_Work required_. Quote, verbatim, all material below, without pictures.

_Supplied data_.
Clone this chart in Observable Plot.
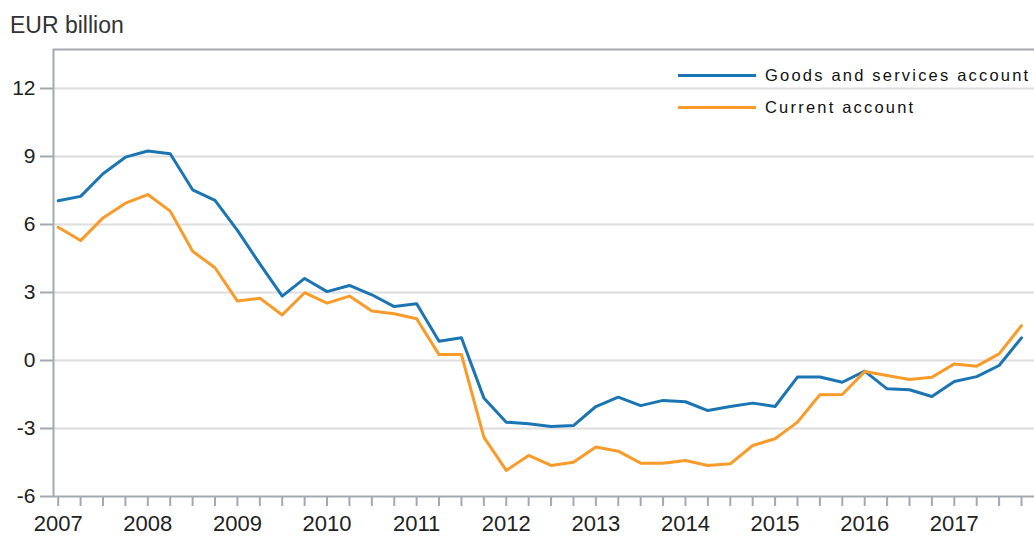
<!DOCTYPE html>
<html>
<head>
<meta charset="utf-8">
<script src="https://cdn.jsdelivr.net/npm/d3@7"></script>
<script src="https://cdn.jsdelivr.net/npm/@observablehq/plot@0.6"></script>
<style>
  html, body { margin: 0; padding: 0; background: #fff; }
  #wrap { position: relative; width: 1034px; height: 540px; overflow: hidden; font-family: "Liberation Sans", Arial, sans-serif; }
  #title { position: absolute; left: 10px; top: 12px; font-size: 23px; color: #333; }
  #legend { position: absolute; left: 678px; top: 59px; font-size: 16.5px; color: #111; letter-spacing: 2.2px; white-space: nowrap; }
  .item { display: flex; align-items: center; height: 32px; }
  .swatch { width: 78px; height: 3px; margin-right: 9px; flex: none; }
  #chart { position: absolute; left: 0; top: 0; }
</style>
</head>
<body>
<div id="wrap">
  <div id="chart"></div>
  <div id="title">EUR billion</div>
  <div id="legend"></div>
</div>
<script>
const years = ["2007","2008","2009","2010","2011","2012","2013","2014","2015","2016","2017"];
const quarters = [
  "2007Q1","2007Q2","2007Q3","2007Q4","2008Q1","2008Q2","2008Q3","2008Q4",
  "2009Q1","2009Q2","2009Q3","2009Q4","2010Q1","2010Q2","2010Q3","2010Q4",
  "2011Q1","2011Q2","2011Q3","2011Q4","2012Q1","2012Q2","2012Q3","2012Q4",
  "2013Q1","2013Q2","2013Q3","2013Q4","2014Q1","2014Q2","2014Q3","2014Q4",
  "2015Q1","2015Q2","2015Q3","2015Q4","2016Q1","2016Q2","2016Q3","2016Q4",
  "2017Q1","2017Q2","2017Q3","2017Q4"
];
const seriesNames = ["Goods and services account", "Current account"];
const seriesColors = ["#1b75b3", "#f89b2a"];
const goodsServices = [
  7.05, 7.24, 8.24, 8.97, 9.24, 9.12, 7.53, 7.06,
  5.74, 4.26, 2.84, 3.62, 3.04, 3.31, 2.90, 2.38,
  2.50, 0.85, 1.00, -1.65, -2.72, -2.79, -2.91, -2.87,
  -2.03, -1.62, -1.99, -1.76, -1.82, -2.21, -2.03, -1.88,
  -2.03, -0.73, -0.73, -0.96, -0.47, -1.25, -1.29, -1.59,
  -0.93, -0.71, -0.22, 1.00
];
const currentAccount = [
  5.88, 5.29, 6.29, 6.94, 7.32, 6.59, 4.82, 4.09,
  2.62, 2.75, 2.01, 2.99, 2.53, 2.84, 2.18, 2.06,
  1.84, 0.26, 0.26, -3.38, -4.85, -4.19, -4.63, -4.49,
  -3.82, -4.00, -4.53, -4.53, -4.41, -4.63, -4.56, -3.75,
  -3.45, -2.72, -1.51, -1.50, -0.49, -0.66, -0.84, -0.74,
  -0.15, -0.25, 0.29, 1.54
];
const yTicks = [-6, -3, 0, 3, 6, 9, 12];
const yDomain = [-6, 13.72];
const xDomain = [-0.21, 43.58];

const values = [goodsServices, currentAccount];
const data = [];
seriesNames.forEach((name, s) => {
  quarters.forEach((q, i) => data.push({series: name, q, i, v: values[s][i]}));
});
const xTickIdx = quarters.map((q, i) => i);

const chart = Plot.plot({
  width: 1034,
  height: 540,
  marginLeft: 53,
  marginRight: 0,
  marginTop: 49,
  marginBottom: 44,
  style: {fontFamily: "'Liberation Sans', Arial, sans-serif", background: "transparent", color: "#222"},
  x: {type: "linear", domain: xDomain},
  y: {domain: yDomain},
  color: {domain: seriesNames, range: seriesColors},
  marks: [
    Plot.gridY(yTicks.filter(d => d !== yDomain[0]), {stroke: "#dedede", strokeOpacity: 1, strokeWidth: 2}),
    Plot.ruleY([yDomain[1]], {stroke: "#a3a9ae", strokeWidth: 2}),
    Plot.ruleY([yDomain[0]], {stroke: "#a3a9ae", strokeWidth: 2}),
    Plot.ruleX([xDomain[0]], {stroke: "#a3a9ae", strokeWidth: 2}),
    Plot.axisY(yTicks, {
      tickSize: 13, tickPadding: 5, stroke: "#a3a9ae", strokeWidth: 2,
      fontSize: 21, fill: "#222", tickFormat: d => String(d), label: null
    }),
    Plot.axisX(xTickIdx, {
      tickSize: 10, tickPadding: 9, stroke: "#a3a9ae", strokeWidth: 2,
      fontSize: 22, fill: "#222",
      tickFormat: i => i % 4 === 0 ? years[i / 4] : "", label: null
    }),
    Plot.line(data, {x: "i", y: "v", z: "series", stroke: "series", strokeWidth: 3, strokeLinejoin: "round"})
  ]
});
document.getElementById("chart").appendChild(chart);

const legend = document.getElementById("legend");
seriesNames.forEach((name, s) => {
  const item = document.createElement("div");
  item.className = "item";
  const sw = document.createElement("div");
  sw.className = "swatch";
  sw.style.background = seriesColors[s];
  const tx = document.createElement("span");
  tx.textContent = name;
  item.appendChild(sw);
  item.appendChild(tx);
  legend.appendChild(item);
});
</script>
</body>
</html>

_Complete output_.
Clone this chart in Observable Plot.
<!DOCTYPE html>
<html>
<head>
<meta charset="utf-8">
<script src="https://cdn.jsdelivr.net/npm/d3@7"></script>
<script src="https://cdn.jsdelivr.net/npm/@observablehq/plot@0.6"></script>
<style>
  html, body { margin: 0; padding: 0; background: #fff; }
  #wrap { position: relative; width: 1034px; height: 540px; overflow: hidden; font-family: "Liberation Sans", Arial, sans-serif; }
  #title { position: absolute; left: 10px; top: 12px; font-size: 23px; color: #333; }
  #legend { position: absolute; left: 678px; top: 59px; font-size: 16.5px; color: #111; letter-spacing: 2.2px; white-space: nowrap; }
  .item { display: flex; align-items: center; height: 32px; }
  .swatch { width: 78px; height: 3px; margin-right: 9px; flex: none; }
  #chart { position: absolute; left: 0; top: 0; }
</style>
</head>
<body>
<div id="wrap">
  <div id="chart"></div>
  <div id="title">EUR billion</div>
  <div id="legend"></div>
</div>
<script>
const years = ["2007","2008","2009","2010","2011","2012","2013","2014","2015","2016","2017"];
const quarters = [
  "2007Q1","2007Q2","2007Q3","2007Q4","2008Q1","2008Q2","2008Q3","2008Q4",
  "2009Q1","2009Q2","2009Q3","2009Q4","2010Q1","2010Q2","2010Q3","2010Q4",
  "2011Q1","2011Q2","2011Q3","2011Q4","2012Q1","2012Q2","2012Q3","2012Q4",
  "2013Q1","2013Q2","2013Q3","2013Q4","2014Q1","2014Q2","2014Q3","2014Q4",
  "2015Q1","2015Q2","2015Q3","2015Q4","2016Q1","2016Q2","2016Q3","2016Q4",
  "2017Q1","2017Q2","2017Q3","2017Q4"
];
const seriesNames = ["Goods and services account", "Current account"];
const seriesColors = ["#1b75b3", "#f89b2a"];
const goodsServices = [
  7.05, 7.24, 8.24, 8.97, 9.24, 9.12, 7.53, 7.06,
  5.74, 4.26, 2.84, 3.62, 3.04, 3.31, 2.90, 2.38,
  2.50, 0.85, 1.00, -1.65, -2.72, -2.79, -2.91, -2.87,
  -2.03, -1.62, -1.99, -1.76, -1.82, -2.21, -2.03, -1.88,
  -2.03, -0.73, -0.73, -0.96, -0.47, -1.25, -1.29, -1.59,
  -0.93, -0.71, -0.22, 1.00
];
const currentAccount = [
  5.88, 5.29, 6.29, 6.94, 7.32, 6.59, 4.82, 4.09,
  2.62, 2.75, 2.01, 2.99, 2.53, 2.84, 2.18, 2.06,
  1.84, 0.26, 0.26, -3.38, -4.85, -4.19, -4.63, -4.49,
  -3.82, -4.00, -4.53, -4.53, -4.41, -4.63, -4.56, -3.75,
  -3.45, -2.72, -1.51, -1.50, -0.49, -0.66, -0.84, -0.74,
  -0.15, -0.25, 0.29, 1.54
];
const yTicks = [-6, -3, 0, 3, 6, 9, 12];
const yDomain = [-6, 13.72];
const xDomain = [-0.21, 43.58];

const values = [goodsServices, currentAccount];
const data = [];
seriesNames.forEach((name, s) => {
  quarters.forEach((q, i) => data.push({series: name, q, i, v: values[s][i]}));
});
const xTickIdx = quarters.map((q, i) => i);

const chart = Plot.plot({
  width: 1034,
  height: 540,
  marginLeft: 53,
  marginRight: 0,
  marginTop: 49,
  marginBottom: 44,
  style: {fontFamily: "'Liberation Sans', Arial, sans-serif", background: "transparent", color: "#222"},
  x: {type: "linear", domain: xDomain},
  y: {domain: yDomain},
  color: {domain: seriesNames, range: seriesColors},
  marks: [
    Plot.gridY(yTicks.filter(d => d !== yDomain[0]), {stroke: "#dedede", strokeOpacity: 1, strokeWidth: 2}),
    Plot.ruleY([yDomain[1]], {stroke: "#a3a9ae", strokeWidth: 2}),
    Plot.ruleY([yDomain[0]], {stroke: "#a3a9ae", strokeWidth: 2}),
    Plot.ruleX([xDomain[0]], {stroke: "#a3a9ae", strokeWidth: 2}),
    Plot.axisY(yTicks, {
      tickSize: 13, tickPadding: 5, stroke: "#a3a9ae", strokeWidth: 2,
      fontSize: 21, fill: "#222", tickFormat: d => String(d), label: null
    }),
    Plot.axisX(xTickIdx, {
      tickSize: 10, tickPadding: 9, stroke: "#a3a9ae", strokeWidth: 2,
      fontSize: 22, fill: "#222",
      tickFormat: i => i % 4 === 0 ? years[i / 4] : "", label: null
    }),
    Plot.line(data, {x: "i", y: "v", z: "series", stroke: "series", strokeWidth: 3, strokeLinejoin: "round"})
  ]
});
document.getElementById("chart").appendChild(chart);

const legend = document.getElementById("legend");
seriesNames.forEach((name, s) => {
  const item = document.createElement("div");
  item.className = "item";
  const sw = document.createElement("div");
  sw.className = "swatch";
  sw.style.background = seriesColors[s];
  const tx = document.createElement("span");
  tx.textContent = name;
  item.appendChild(sw);
  item.appendChild(tx);
  legend.appendChild(item);
});
</script>
</body>
</html>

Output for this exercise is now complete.